Bernardo Soares nella grande opera narrativa di Pessoa
Quando pensiamo a un racconto immaginiamo subito la trama, figure che la articolano e la forma che l’autore dà al contenuto. Raro è incontrare un racconto, che da raccontare ha tanto, ma che sembra prescindere dall’azione. Il Libro dell’inquietudine di Fernando Pessoa, edito da Feltrinelli e disponibile su Bol.it a soli € 6,80, è una narrazione di un mondo interiore, un’analisi che scava nella potenza dell’inconscio animatore di Bernardo Soares.
È un opera adatta a chi ha voglia di assumere, quanto meno nell’istante di lettore, una prospettiva tormentata, gonfia di angosce. Momento di scaturigine di un grande zibaldone che a tratti rapisce per la profondità delle osservazioni, dall’altra spiazza, perché non si lascia apprezzare in una formula organica. Il testo è una costellazione di stelle, sublimi ma frammentate in un quadro complessivo che sfugge.
“Ho fatto naufragio senza tempesta in un mare nel quale si tocca il fondo con i piedi”. Dell’esistenza di Soares cogliamo solo ciò che resta al netto dei propri fallimenti, una summa di illusioni disattese letta senza la retorica della vittima né quella dell’incompreso.
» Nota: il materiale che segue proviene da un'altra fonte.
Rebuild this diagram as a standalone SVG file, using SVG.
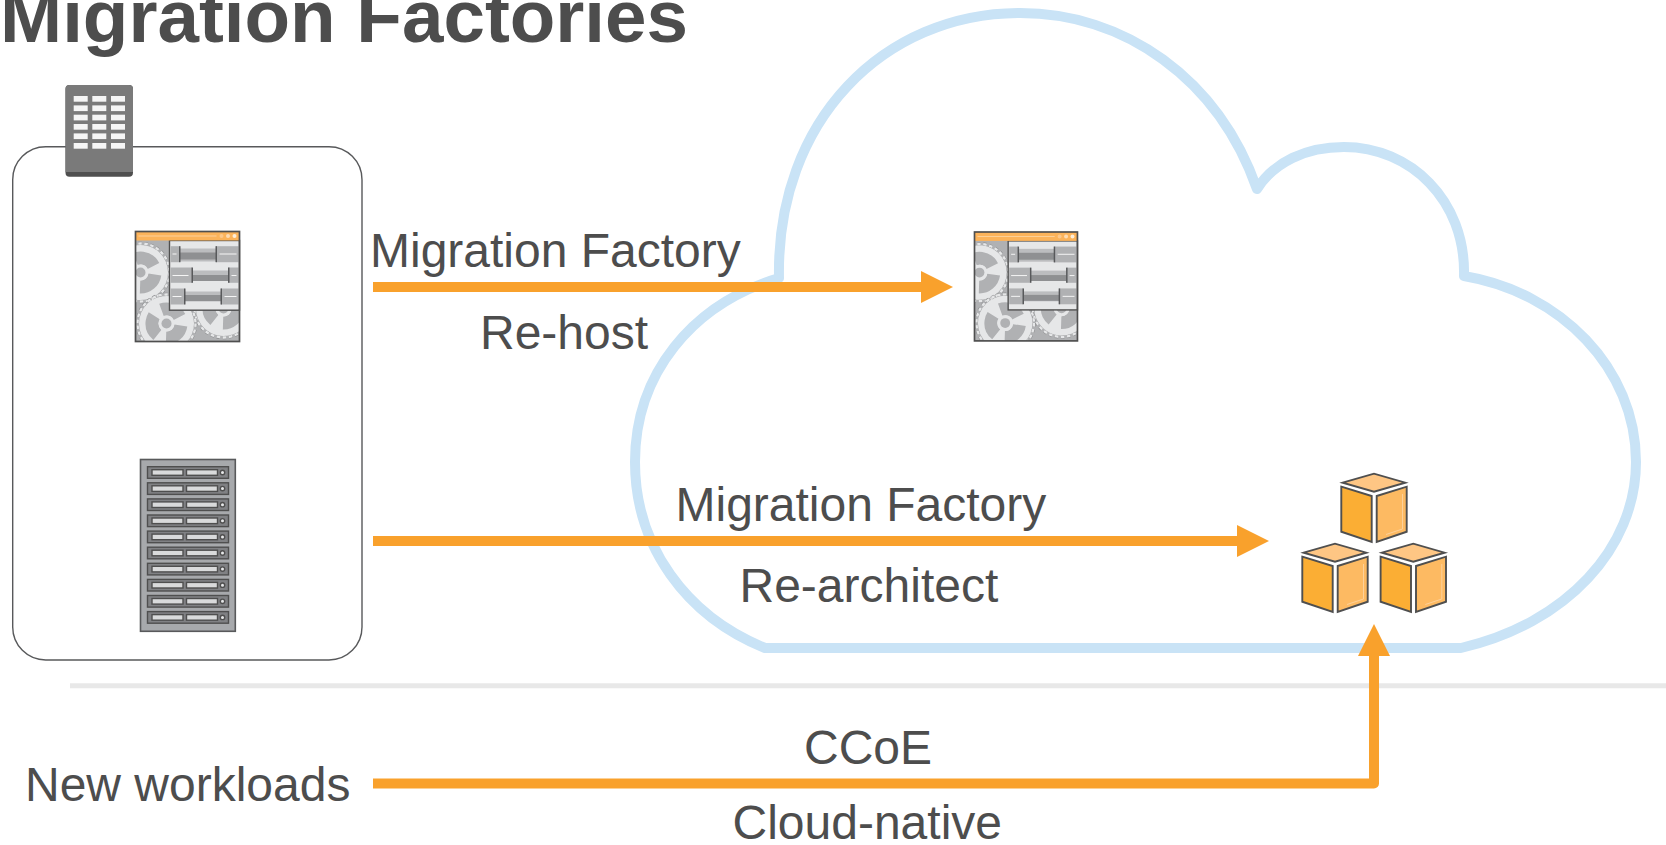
<svg xmlns="http://www.w3.org/2000/svg" xmlns:xlink="http://www.w3.org/1999/xlink" width="1666" height="845" viewBox="0 0 1666 845">
<style>
text{font-family:"Liberation Sans",Arial,sans-serif;fill:#4d4d4d;font-size:48px}
.title{font-weight:bold;font-size:74.600px}
.conn{fill:none;stroke:#f9a12c;stroke-width:10;stroke-linejoin:round}
.cubeL{fill:#fbae34;stroke:#4f4f4f;stroke-width:1.900}
.cubeR{fill:#fdba62;stroke:#4f4f4f;stroke-width:1.900}
.cubeT{fill:#fec684;stroke:#4f4f4f;stroke-width:1.900}
.cap{fill:#b0b1b3}
.band{fill:#bcbdbf}
.core{fill:#8f9092}
.div{fill:#58595b}
.tick{fill:#f5f5f5}
</style>
<defs>
<marker id="head" markerUnits="userSpaceOnUse" markerWidth="32" markerHeight="32" refX="0" refY="16" orient="auto" overflow="visible"><path d="M0 0L32 16L0 32Z" fill="#f9a12c"/></marker>
<g id="gearShape">
<circle r="29" fill="none" stroke="#8f9092" stroke-width="3.600" stroke-dasharray="3.500 2.600"/>
<circle r="29" fill="none" stroke="#e6e7e8" stroke-width="2.400" stroke-dasharray="3.500 2.600"/>
<circle r="27.500" fill="#e6e7e8"/>
<circle r="14.500" fill="none" stroke="#b0b1b3" stroke-width="13" stroke-dasharray="21 9.370" transform="rotate(8)"/>
<circle r="8" fill="#e6e7e8"/>
<circle r="5" fill="#b0b1b3"/>
</g>
<clipPath id="winClip"><rect x="0" y="0" width="104" height="110"/></clipPath>
<g id="window">
<rect x="0" y="0" width="104" height="110" fill="#b0b1b3"/>
<g clip-path="url(#winClip)">
<use xlink:href="#gearShape" transform="translate(88 77)"/>
<use xlink:href="#gearShape" transform="translate(5 41)"/>
<use xlink:href="#gearShape" transform="translate(31 92)"/>
</g>
<rect x="34" y="9" width="70" height="69.700" fill="#e6e7e8" stroke="#4f4f4f" stroke-width="1.400"/>
<rect class="band" x="44" y="17" width="37" height="13"/><rect class="core" x="44" y="21" width="37" height="7"/>
<rect class="cap" x="35" y="14.700" width="9" height="16"/><rect class="div" x="43.500" y="14.700" width="1.500" height="16"/>
<rect class="cap" x="80.500" y="14.700" width="23.500" height="16"/><rect class="div" x="80" y="14.700" width="1.500" height="16"/>
<rect class="tick" x="37" y="22" width="4" height="1"/><rect class="tick" x="84" y="22" width="17" height="1"/>
<rect class="band" x="57" y="39" width="36" height="10.500"/><rect class="core" x="57" y="43.500" width="36" height="6"/>
<rect class="cap" x="35" y="36" width="21.500" height="15.300"/><rect class="div" x="56" y="36" width="1.500" height="15.300"/>
<rect class="cap" x="93" y="36" width="11" height="15.300"/><rect class="div" x="92.500" y="36" width="1.500" height="15.300"/>
<rect class="tick" x="37" y="43.500" width="16" height="1"/><rect class="tick" x="96" y="43.500" width="5" height="1"/>
<rect class="band" x="49.500" y="60" width="36" height="10"/><rect class="core" x="49.500" y="63.500" width="36" height="6"/>
<rect class="cap" x="35" y="57" width="14" height="16"/><rect class="div" x="48.500" y="57" width="1.500" height="16"/>
<rect class="cap" x="85.500" y="57" width="18.500" height="16"/><rect class="div" x="85" y="57" width="1.500" height="16"/>
<rect class="tick" x="37" y="64.500" width="9" height="1"/><rect class="tick" x="89" y="64.500" width="12" height="1"/>
<rect x="0" y="0" width="104" height="9" fill="#fcb35a"/>
<rect x="3" y="4" width="78" height="1" fill="#fdd19a"/>
<circle cx="86" cy="4.500" r="2" fill="#fdc88a"/><circle cx="92.500" cy="4.500" r="2" fill="#fddcb4"/><circle cx="99" cy="4.500" r="2" fill="#fdeeda"/>
<rect x="0" y="0" width="104" height="110" fill="none" stroke="#4f4f4f" stroke-width="1.700"/>
</g>
<g id="rackRow">
<rect x="0" y="0" width="81" height="11.600" fill="#808184" stroke="#4f4f4f" stroke-width="1.400"/>
<rect x="4.500" y="3" width="31" height="5.600" fill="#d9dadb" stroke="#4f4f4f" stroke-width="1.400"/>
<rect x="39" y="3" width="31" height="5.600" fill="#d9dadb" stroke="#4f4f4f" stroke-width="1.400"/>
<circle cx="75" cy="5.800" r="2.200" fill="#e6e7e8" stroke="#4f4f4f" stroke-width="1.400"/>
</g>
<g id="cube">
<path class="cubeT" d="M72.700 22.700L104 13.700L135.300 22.700L104 31.700Z"/>
<path class="cubeL" d="M71.300 26.700L101.700 36V82L71.300 71.700Z"/>
<path class="cubeR" d="M106.700 36L136.700 26.700V71.700L106.700 82Z"/>
<path d="M132.500 34V69L116 74.500" fill="none" stroke="#fdd19a" stroke-width="1"/>
</g>
</defs>
<rect width="1666" height="845" fill="#fff"/>
<text class="title" x="0" y="41.500">Migration Factories</text>
<path id="divider" d="M70 685.700H1666" stroke="#e8e8e8" stroke-width="5" fill="none"/>
<g id="cloud"><path d="M765 648L1461 648C1566 624 1636 548 1636 462C1636 368 1560 292 1464 276C1466 200 1410 147 1344 147C1306 147 1274 162 1257 189C1218 78 1124 13 1020 13C884 13 776 120 779 278C692 304 635 374 635 462C635 546 686 616 765 648Z" fill="none" stroke="#c9e3f6" stroke-width="10" stroke-linejoin="round"/></g>
<g id="source-box"><rect x="12.700" y="146.700" width="349.300" height="513.300" rx="33" fill="none" stroke="#58595b" stroke-width="1.400"/></g>
<g id="datacenter-icon">
<rect x="65.500" y="85" width="67.500" height="91.700" rx="4" fill="#4f4f4f"/>
<path d="M65.500 89a4 4 0 0 1 4-4h59.500a4 4 0 0 1 4 4v83h-67.500z" fill="#7a7a7a"/>
<g fill="#f5f5f5">
<rect x="73.700" y="96" width="14" height="5.700"/><rect x="92.300" y="96" width="14" height="5.700"/><rect x="111" y="96" width="14" height="5.700"/>
<rect x="73.700" y="105.400" width="14" height="5.700"/><rect x="92.300" y="105.400" width="14" height="5.700"/><rect x="111" y="105.400" width="14" height="5.700"/>
<rect x="73.700" y="114.700" width="14" height="5.700"/><rect x="92.300" y="114.700" width="14" height="5.700"/><rect x="111" y="114.700" width="14" height="5.700"/>
<rect x="73.700" y="124" width="14" height="5.700"/><rect x="92.300" y="124" width="14" height="5.700"/><rect x="111" y="124" width="14" height="5.700"/>
<rect x="73.700" y="133.400" width="14" height="5.700"/><rect x="92.300" y="133.400" width="14" height="5.700"/><rect x="111" y="133.400" width="14" height="5.700"/>
<rect x="73.700" y="143" width="14" height="5.700"/><rect x="92.300" y="143" width="14" height="5.700"/><rect x="111" y="143" width="14" height="5.700"/>
</g>
</g>
<g id="app-onprem"><use xlink:href="#window" transform="translate(135.500 231.500)"/></g>
<g id="app-cloud"><use xlink:href="#window" transform="translate(974.500 232) scale(.99)"/></g>
<g id="rack">
<rect x="140.500" y="459.500" width="94.800" height="171.800" fill="#a7a9ac" stroke="#58595b" stroke-width="1.600"/>
<use xlink:href="#rackRow" x="147.500" y="466.700"/><use xlink:href="#rackRow" x="147.500" y="482.800"/><use xlink:href="#rackRow" x="147.500" y="498.900"/><use xlink:href="#rackRow" x="147.500" y="515"/><use xlink:href="#rackRow" x="147.500" y="531.100"/><use xlink:href="#rackRow" x="147.500" y="547.200"/><use xlink:href="#rackRow" x="147.500" y="563.300"/><use xlink:href="#rackRow" x="147.500" y="579.400"/><use xlink:href="#rackRow" x="147.500" y="595.500"/><use xlink:href="#rackRow" x="147.500" y="611.600"/>
</g>
<g id="cubes">
<use xlink:href="#cube" transform="translate(1270 460)"/>
<use xlink:href="#cube" transform="translate(1231 530)"/>
<use xlink:href="#cube" transform="translate(1309.300 530)"/>
</g>
<g id="connectors">
<path class="conn" d="M373 287H921" marker-end="url(#head)"/>
<path class="conn" d="M373 541H1237" marker-end="url(#head)"/>
<path class="conn" d="M373 783.500H1374V656" marker-end="url(#head)"/>
</g>
<g id="labels">
<text x="370" y="266.500">Migration Factory</text>
<text x="480" y="348.500">Re-host</text>
<text x="675.500" y="520.500">Migration Factory</text>
<text x="739.500" y="602">Re-architect</text>
<text x="25" y="801">New workloads</text>
<text x="804" y="764">CCoE</text>
<text x="732.500" y="839">Cloud-native</text>
</g>
</svg>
C’è un abbandono delle difese che formano il guscio dell’ego per un dialogo, o per meglio dire, un insieme di monologhi, prodotti dalle sue interne identità contraddittorie. Che amplificano l’effetto di frammentazione: “ognuno di noi è più d’uno, è molti, è una prolissità di se stesso”.
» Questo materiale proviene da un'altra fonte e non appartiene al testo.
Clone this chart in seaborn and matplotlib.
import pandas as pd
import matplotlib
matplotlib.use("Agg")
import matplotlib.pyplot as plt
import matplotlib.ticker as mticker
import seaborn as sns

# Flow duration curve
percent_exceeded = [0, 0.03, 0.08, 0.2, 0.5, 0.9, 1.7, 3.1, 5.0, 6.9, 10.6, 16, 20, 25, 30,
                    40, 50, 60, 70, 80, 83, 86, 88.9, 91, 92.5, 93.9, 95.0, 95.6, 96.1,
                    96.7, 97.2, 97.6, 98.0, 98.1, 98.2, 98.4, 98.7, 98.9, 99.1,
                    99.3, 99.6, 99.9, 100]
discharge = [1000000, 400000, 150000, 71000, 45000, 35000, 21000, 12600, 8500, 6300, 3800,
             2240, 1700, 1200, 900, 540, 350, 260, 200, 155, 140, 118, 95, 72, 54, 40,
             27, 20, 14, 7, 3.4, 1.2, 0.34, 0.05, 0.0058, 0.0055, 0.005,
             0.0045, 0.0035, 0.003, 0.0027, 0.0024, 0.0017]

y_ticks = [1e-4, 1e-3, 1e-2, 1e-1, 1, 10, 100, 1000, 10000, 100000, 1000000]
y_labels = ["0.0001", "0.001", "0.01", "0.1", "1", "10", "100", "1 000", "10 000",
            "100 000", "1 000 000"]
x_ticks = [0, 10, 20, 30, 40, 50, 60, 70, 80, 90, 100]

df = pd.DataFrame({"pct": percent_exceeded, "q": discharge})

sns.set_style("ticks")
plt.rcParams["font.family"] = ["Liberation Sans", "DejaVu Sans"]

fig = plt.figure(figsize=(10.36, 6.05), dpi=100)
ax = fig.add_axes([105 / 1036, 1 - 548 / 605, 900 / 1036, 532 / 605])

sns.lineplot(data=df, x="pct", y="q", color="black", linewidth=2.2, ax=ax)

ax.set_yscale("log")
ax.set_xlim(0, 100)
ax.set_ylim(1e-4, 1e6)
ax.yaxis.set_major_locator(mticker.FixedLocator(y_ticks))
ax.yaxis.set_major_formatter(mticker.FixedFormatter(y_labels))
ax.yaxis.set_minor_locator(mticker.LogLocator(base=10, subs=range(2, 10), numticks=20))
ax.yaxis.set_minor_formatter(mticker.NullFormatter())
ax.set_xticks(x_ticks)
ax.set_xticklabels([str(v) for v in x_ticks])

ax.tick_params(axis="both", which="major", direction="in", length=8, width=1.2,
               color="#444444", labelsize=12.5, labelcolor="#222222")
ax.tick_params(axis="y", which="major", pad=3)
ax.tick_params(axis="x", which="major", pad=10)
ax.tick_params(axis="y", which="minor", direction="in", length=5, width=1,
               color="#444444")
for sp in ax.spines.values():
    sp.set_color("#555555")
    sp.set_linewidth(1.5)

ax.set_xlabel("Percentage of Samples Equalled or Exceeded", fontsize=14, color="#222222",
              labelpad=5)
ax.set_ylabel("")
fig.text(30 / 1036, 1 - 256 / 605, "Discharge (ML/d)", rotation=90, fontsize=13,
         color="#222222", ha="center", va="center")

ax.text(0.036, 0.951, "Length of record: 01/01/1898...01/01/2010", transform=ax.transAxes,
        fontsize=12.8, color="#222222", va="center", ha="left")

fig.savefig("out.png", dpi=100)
Il Libro dell’inquietudine risente dell’assenza di una forma compiuta, sebbene Pessoa avesse abbozzato una selezione delle sue parti. Troverete però in nuce, in una veste a metà tra la speculazione esistenziale, la poesia e la prosa tipica di un diario, un alter ego taciturno e solitario, trincerato dietro ai vetri del suo appartamento, dell’autore.
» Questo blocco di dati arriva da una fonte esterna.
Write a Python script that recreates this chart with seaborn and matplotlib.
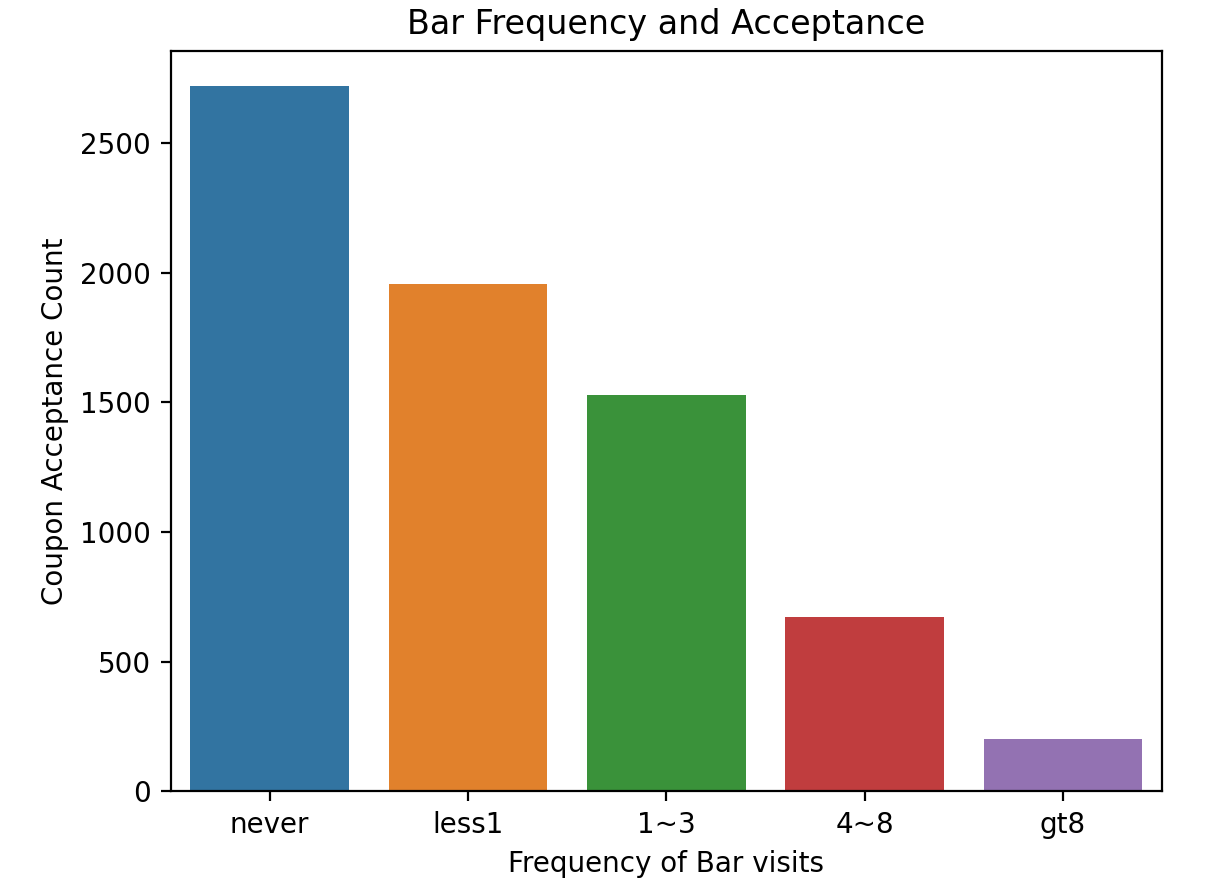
import matplotlib
matplotlib.use("Agg")
import matplotlib.pyplot as plt
import seaborn as sns
import pandas as pd

categories = ["never", "less1", "1~3", "4~8", "gt8"]
counts = [2720, 1955, 1530, 672, 201]

df = pd.DataFrame({"Bar": categories, "count": counts})

fig = plt.figure(figsize=(6.09, 4.47), dpi=200)
ax = fig.add_axes([0.14, 0.115, 0.814, 0.828])
sns.barplot(data=df, x="Bar", y="count", hue="Bar", palette="tab10",
            legend=False, ax=ax)

ax.set_title("Bar Frequency and Acceptance")
ax.set_xlabel("Frequency of Bar visits")
ax.set_ylabel("Coupon Acceptance Count")

plt.savefig("out.png", dpi=200)
plt.close()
Ciò che è esterno scorre come un dato estraneo, un binario parallelo al divenire dell’esistenza. Come ricorda lo stesso Bernardo Soares, le imposte della sua casa si possono aprire in due sensi, sul fuori e sul dentro. Ecco, è quel “dentro” a essere popolato, vitale, dotato di capacità di riflessione grandiose. Tanto grandi da schiacciare il loro padre. “Io allora vivrò in pace in una casetta alla periferia di qualcosa, godendomi una tranquillità in cui non dovrò fare il lavoro che comunque anche ora non faccio e cercando, per continuare il mio non fare niente, scuse diversa da quelle con le quali oggi evito il confronto con me stesso”.